When From Under The Cork Tree was released on May 3rd 2005, it debuted at number nine on the US Billboard 200. Following the album’s release, FALL OUT BOY released Dance, Dance as its second single, which reached number nine in the US and eight in the UK, and won a VMA and two Teen Choice Awards. Third single A Little Less Sixteen Candles, A Little More ‘Touch Me’ peaked at number 65 in the US and 38 in the UK. Yet, FALL OUT BOY’s presence was undeniable. In 2006, the band were nominated for Best New Artist at the Grammys, and they re-releases the album with three new tracks and two remixes of Sugar, We’re Goin Down and Dance, Dance. In 2016, Rolling Stone listed the album as number nine on their ‘40 Greatest Emo Albums Of All Time’ list, and in 2025 listed it at number 135 on their ‘250 Greatest Albums of the 21st Century So Far’ list.

When FALL OUT BOY played the Warped Tour main stage alongside the likes of MY CHEMICAL ROMANCE in 2005, their fan base grew exponentially. Guitarist Joe Troham writes in his memoir “this was the moment, the one where I watched us become a big band in real time.” These bands became figureheads for a new wave of emo characterized by MySpace pages, swooping fringes and heavy eyeliner. Matt Watts (THE STARTING LINE) remarks “Once Sugar, We’re Goin Down caught on, it opened up the floodgates.” Emo flooded the mainstream, with FALL OUT BOY as the poster boys. Wentz reflects that “It was just a weird moment in culture where bands became the boy bands for a minute again.”

From Under The Cork Tree has since been cemented as a pivotal album, having influenced an entire wave of music that followed it. The album’s producer Neal Avron cites the album as crucial for the musical landscape that followed it “Even something like KATY PERRY’s I Kissed A Girl [released in 2008] can be traced back to emo-pop.” Awsten Knight (WATERPARKS) remembers it was “one of the first physical albums I bought. […] To this day Pete is probably my favourite lyricist. I remember listening along with the booklet being like, ‘Holy shit! This is so creative but it’s also how I feel.”

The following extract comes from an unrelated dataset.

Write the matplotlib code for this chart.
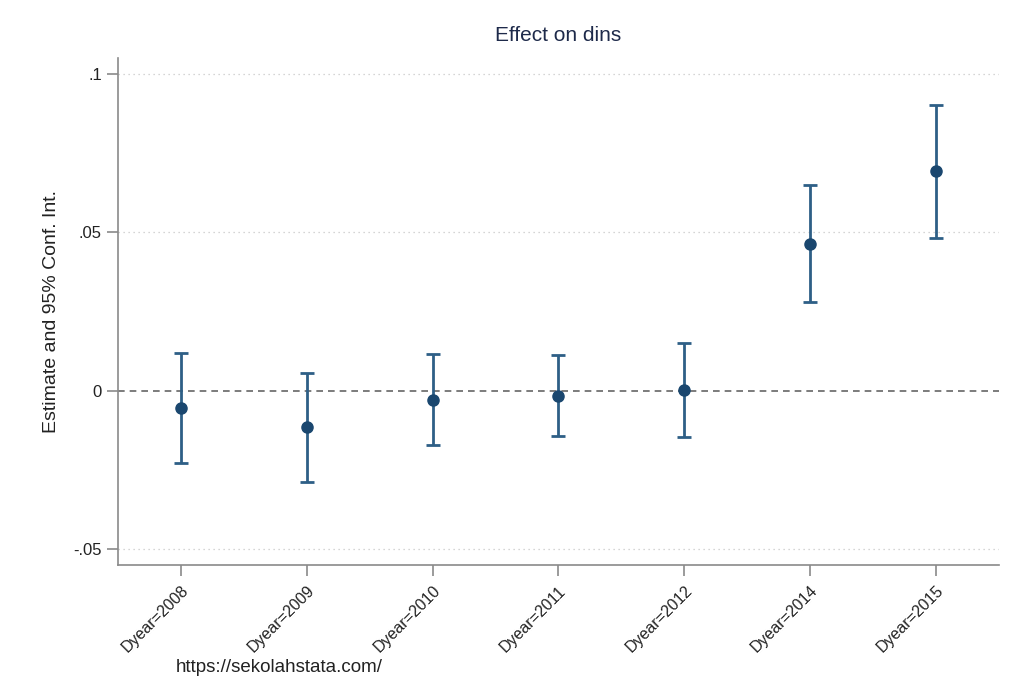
import matplotlib

matplotlib.use("Agg")
import matplotlib.pyplot as plt

plt.rcParams["font.family"] = ["Liberation Sans", "DejaVu Sans"]

LABELS = ["Dyear=2008", "Dyear=2009", "Dyear=2010", "Dyear=2011", "Dyear=2012", "Dyear=2014", "Dyear=2015"]
ESTIMATES = [-0.0054, -0.0114, -0.0028, -0.0016, 0.0003, 0.0464, 0.0694]
CI_LOW = [-0.0227, -0.0287, -0.0170, -0.0142, -0.0145, 0.0281, 0.0483]
CI_HIGH = [0.0120, 0.0057, 0.0117, 0.0114, 0.0151, 0.0650, 0.0902]
YTICKS = [-0.05, 0, 0.05, 0.1]
YTICK_LABELS = ["-.05", "0", ".05", ".1"]

MARKER_COLOR = "#1a476f"
BAR_COLOR = "#2e5f86"
AXIS_COLOR = "#8a8a8a"

fig = plt.figure(figsize=(10.24, 6.83), dpi=100)
ax = fig.add_axes([0.1152, 0.1728, 0.8604, 0.7422])

x = list(range(len(LABELS)))
yerr = [
    [e - lo for e, lo in zip(ESTIMATES, CI_LOW)],
    [hi - e for e, hi in zip(ESTIMATES, CI_HIGH)],
]

# reference lines
for yt in YTICKS:
    if yt != 0:
        ax.axhline(yt, color="#c8c8c8", linestyle=(0, (1, 3)), linewidth=0.9, zorder=0)
ax.axhline(0, color="#666666", linestyle=(0, (4, 3)), linewidth=1.2, zorder=1)

ax.errorbar(
    x,
    ESTIMATES,
    yerr=yerr,
    fmt="o",
    color=MARKER_COLOR,
    ecolor=BAR_COLOR,
    elinewidth=2,
    capsize=5,
    capthick=2,
    markersize=8,
    zorder=3,
)

ax.set_xlim(-0.5, 6.5)
ax.set_ylim(-0.0549, 0.105)
ax.set_xticks(x)
ax.set_xticklabels(LABELS, rotation=45, ha="right", rotation_mode="anchor", fontsize=11.5)
ax.set_yticks(YTICKS)
ax.set_yticklabels(YTICK_LABELS, fontsize=12)
ax.tick_params(axis="both", colors=AXIS_COLOR, length=8, width=1.2, labelcolor="#222222")
ax.tick_params(axis="x", pad=5)

for side in ("top", "right"):
    ax.spines[side].set_visible(False)
for side in ("left", "bottom"):
    ax.spines[side].set_color(AXIS_COLOR)
    ax.spines[side].set_linewidth(1.2)

ax.set_ylabel("Estimate and 95% Conf. Int.", fontsize=14, color="#222222", labelpad=10)
ax.set_title("Effect on dins", fontsize=15, color="#1e2a4a", pad=12)

fig.text(0.2725, 0.022, "https://sekolahstata.com/", fontsize=13.5, color="#222222", ha="center", va="center")

fig.savefig("out.png", dpi=100)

It is in this connection to emotion and creativity that found From Under The Cork Tree plant itself in the hearts of a generation. Aware of their position in the scene, FALL OUT BOY always stayed one step ahead of the curve in their self-awareness and willingness to take their sound in intriguing new directions. Paving the way for an entire scene to dominate the mainstream, From Under The Cork Tree was a crucial moment for emo, and the shaping of the scene as it stands today.

From Under The Cork Tree - Fall Out Boy

From Under the Cork Tree was originally released on May 3rd, 2005 via Island Records.